The film begins with an unusual prologue. James Bond visits the gravesite of his one-time wife, Tracy Bond (who was murdered at the end of On Her Majesty’s Secret Service), and when he departs, he enters a helicopter that is quickly and remotely hijacked by an unnamed villain on the ground –we are strongly led to believe this assassin is Blofeld (he is in a wheelchair, with a white cat, and a bald head in a grey suit). However, the studio executives were unable to acquire the rights to Blofeld at the time. Nevertheless, Bond somehow regains control of the helicopter, and he flies it, attaching it to the Blofeld-esque character and Bond drops him down a massive chimney which apparently kills him (both literally and symbolically for the studio).

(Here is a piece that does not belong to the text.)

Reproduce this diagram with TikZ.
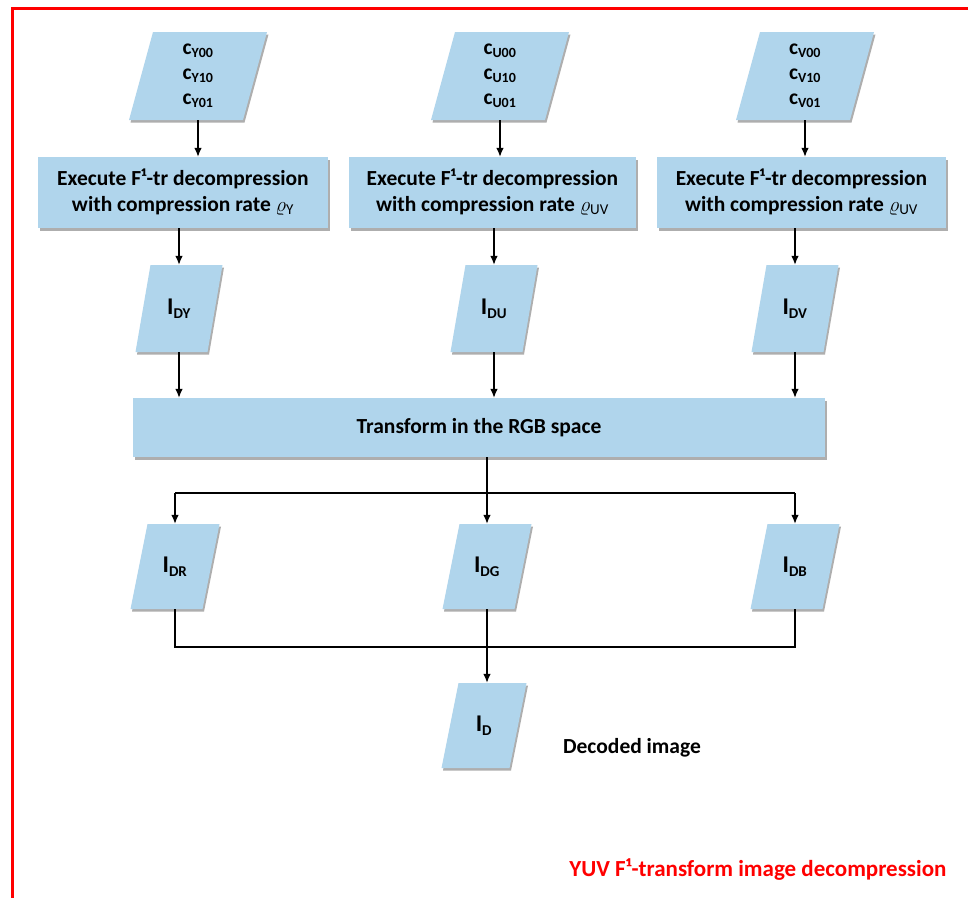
\documentclass[tikz,border=0pt]{standalone}
\usepackage{fontspec}
\setmainfont{Carlito}
\usetikzlibrary{arrows.meta,shadows,calc}
\definecolor{boxblue}{RGB}{176,213,236}
\definecolor{capred}{RGB}{255,0,0}
\tikzset{
  shd/.style={drop shadow={shadow xshift=1.5pt,shadow yshift=-2.5pt,opacity=0.45,fill=black!70}},
  procbox/.style={fill=boxblue,shd,align=center,inner sep=0pt,font=\fontsize{21.5}{26}\selectfont\bfseries},
  paratext/.style={inner sep=0pt,align=center,font=\fontsize{21.5}{26}\selectfont\bfseries},
  arr/.style={-{Latex[length=9pt,width=7.5pt]},line width=1.2pt},
  ln/.style={line width=1.2pt},
}
\newcommand\para[7]{% name, cx, cy, w, h, slant, text
  \fill[boxblue,shd] ({#2-#4/2+#6/2},{#3-#5/2}) -- ({#2+#4/2+#6/2},{#3-#5/2})
     -- ({#2+#4/2-#6/2},{#3+#5/2}) -- ({#2-#4/2-#6/2},{#3+#5/2}) -- cycle;
  \node[paratext,minimum width=#4pt,minimum height=#5pt] (#1) at (#2,#3) {#7};
}
\newcommand\cs[1]{c\textsubscript{\fontsize{14}{14}\selectfont #1}}
\newcommand\Is[1]{\fontsize{24}{24}\selectfont I\textsubscript{\fontsize{15}{15}\selectfont #1}}
\newcommand\rate[1]{$\varrho_{\mathrm{#1}}$}
\begin{document}
\begin{tikzpicture}[x=1pt,y=-1pt]
\useasboundingbox (0,0) rectangle (968,898);
\fill[white] (0,0) rectangle (968,898);
% red frame
\draw[capred,line width=3pt] (11,8.5) -- (968,8.5);
\draw[capred,line width=3pt] (12.5,7) -- (12.5,898);

% top inputs
\para{pY}{198}{76}{114}{88}{24}{\cs{Y00}\\[-1pt]\cs{Y10}\\[-1pt]\cs{Y01}}
\para{pU}{500}{76}{114}{88}{24}{\cs{U00}\\[-1pt]\cs{U10}\\[-1pt]\cs{U01}}
\para{pV}{805}{76}{114}{88}{24}{\cs{V00}\\[-1pt]\cs{V10}\\[-1pt]\cs{V01}}

% process boxes
\node[procbox,minimum width=290pt,minimum height=71pt] (bY) at (183,192.5)
  {Execute F¹-tr decompression\\with compression rate \rate{Y}};
\node[procbox,minimum width=287pt,minimum height=71pt] (bU) at (492.5,192.5)
  {Execute F¹-tr decompression\\with compression rate \rate{UV}};
\node[procbox,minimum width=289pt,minimum height=71pt] (bV) at (801.5,192.5)
  {Execute F¹-tr decompression\\with compression rate \rate{UV}};

% decompressed channels
\para{iDY}{179}{308.5}{72}{87}{15}{\Is{DY}}
\para{iDU}{494}{308.5}{72}{87}{15}{\Is{DU}}
\para{iDV}{795}{308.5}{72}{87}{15}{\Is{DV}}

% RGB transform
\node[procbox,minimum width=692pt,minimum height=59pt] (rgb) at (479,427.5) {Transform in the RGB space};

% RGB channels
\para{iDR}{175}{566.5}{72}{85}{17}{\Is{DR}}
\para{iDG}{487}{566.5}{72}{85}{17}{\Is{DG}}
\para{iDB}{795}{566.5}{72}{85}{17}{\Is{DB}}

% decoded image
\para{iD}{484}{725.5}{68}{85}{17}{\Is{D}}
\node[paratext] (lbl) at (632,748) {Decoded image};
\node[paratext,text=capred,font=\fontsize{23}{26}\selectfont\bfseries] (cap) at (758,870) {YUV F¹-transform image decompression};

% connectors
\draw[arr] (pY.south) -- (pY.south |- bY.north);
\draw[arr] (pU.south) -- (pU.south |- bU.north);
\draw[arr] (pV.south) -- (pV.south |- bV.north);
\draw[arr] (iDY.north |- bY.south) -- (iDY.north);
\draw[arr] (iDU.north |- bU.south) -- (iDU.north);
\draw[arr] (iDV.north |- bV.south) -- (iDV.north);
\draw[arr] (iDY.south) -- (iDY.south |- rgb.north);
\draw[arr] (iDU.south) -- (iDU.south |- rgb.north);
\draw[arr] (iDV.south) -- (iDV.south |- rgb.north);

\coordinate (sp) at (487,493);
\draw[ln] (sp |- rgb.south) -- (sp);
\draw[ln] (iDR.north |- sp) -- (iDB.north |- sp);
\draw[arr] (iDR.north |- sp) -- (iDR.north);
\draw[arr] (iDG.north |- sp) -- (iDG.north);
\draw[arr] (iDB.north |- sp) -- (iDB.north);

\coordinate (jn) at (487,647);
\draw[ln] (iDR.south) -- (iDR.south |- jn) -- (iDB.south |- jn) -- (iDB.south);
\draw[arr] (iDG.south) -- (iDG.south |- iD.north);
\end{tikzpicture}
\end{document}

Meanwhile, a British Royal Navy vessel is attacked and sunk off the coast of Greece. It was carrying an Automatic-Targeting-Attack-Communicator (ATAC) which communicates with the British fleet of submarines. James Bond is assigned to retrieve the ATAC before the Soviets can find it, since the device can order coordinated attacks by the fleet of submarines. At the same time, a British archaeologist locates the sunken boat (the St. Georges) but before he can send in his report, he and his wife are killed by a Cuban hitman named Gonzales. Their daughter is left alive on their family boat. James Bond trails Gonzales to his Spanish villa (shot at a real abbey of monks who tried to obstruct the film at every turn), where he spies on a payment transaction but Bond is quickly captured and saved when a mysterious crossbow shoots and kills Gonzales in his own pool. Bond escapes and discovers the hidden attacker, Melina Havelick (played by Carole Bouquet), the daughter of the murdered British archaeologist. They escape together, and, somehow using archaic British technology, Q is able to help Bond identify the man who paid Gonzales. Bond trails the man to Italy where he is attacked while skiing and then he is also attacked by a hoard of goons while on an ice-skating rink. It is revealed to Bond, by his ally named Kristatos (played by the famous English actor, Julian Glover) that the initial attempt at the ATAC was conducted by the KGB, but when Bond and Melina successfully recover the ATAC, Kristatos reveals himself to be a double-crosser. The plot was his all along. They climb up to his secret rendezvous point at an abandoned mountaintop monastery to kill Kristatos and recover the ATAC. However, when Bond does so, the Soviets arrive, and instead of either giving the Soviets the device or keeping it for himself, Bond decides to lob it over the cliff, destroying the ATAC so no one can use it. In the end, Bond and Melina receive a call from Margaret Thatcher from her kitchen, but Bond lets Melinda’s parrot take the call.

The story is drawn from a combination of plot and characters taken from two Ian Fleming short stories from his “For Your Eyes Only” story collection. In truth, For Your Eyes Only should really be watched by no one’s eyes. The only impressive parts of the film are the beautiful shooting locations. Otherwise the opening scene wherein Bond essentially kills Blofeld is an awful sign of things to come. The tone is amusing, but the plot and villains are forgettable, the Sheena Easton opening song is likely one of the worst, and the ’80s background music is just as cheesy and terrible.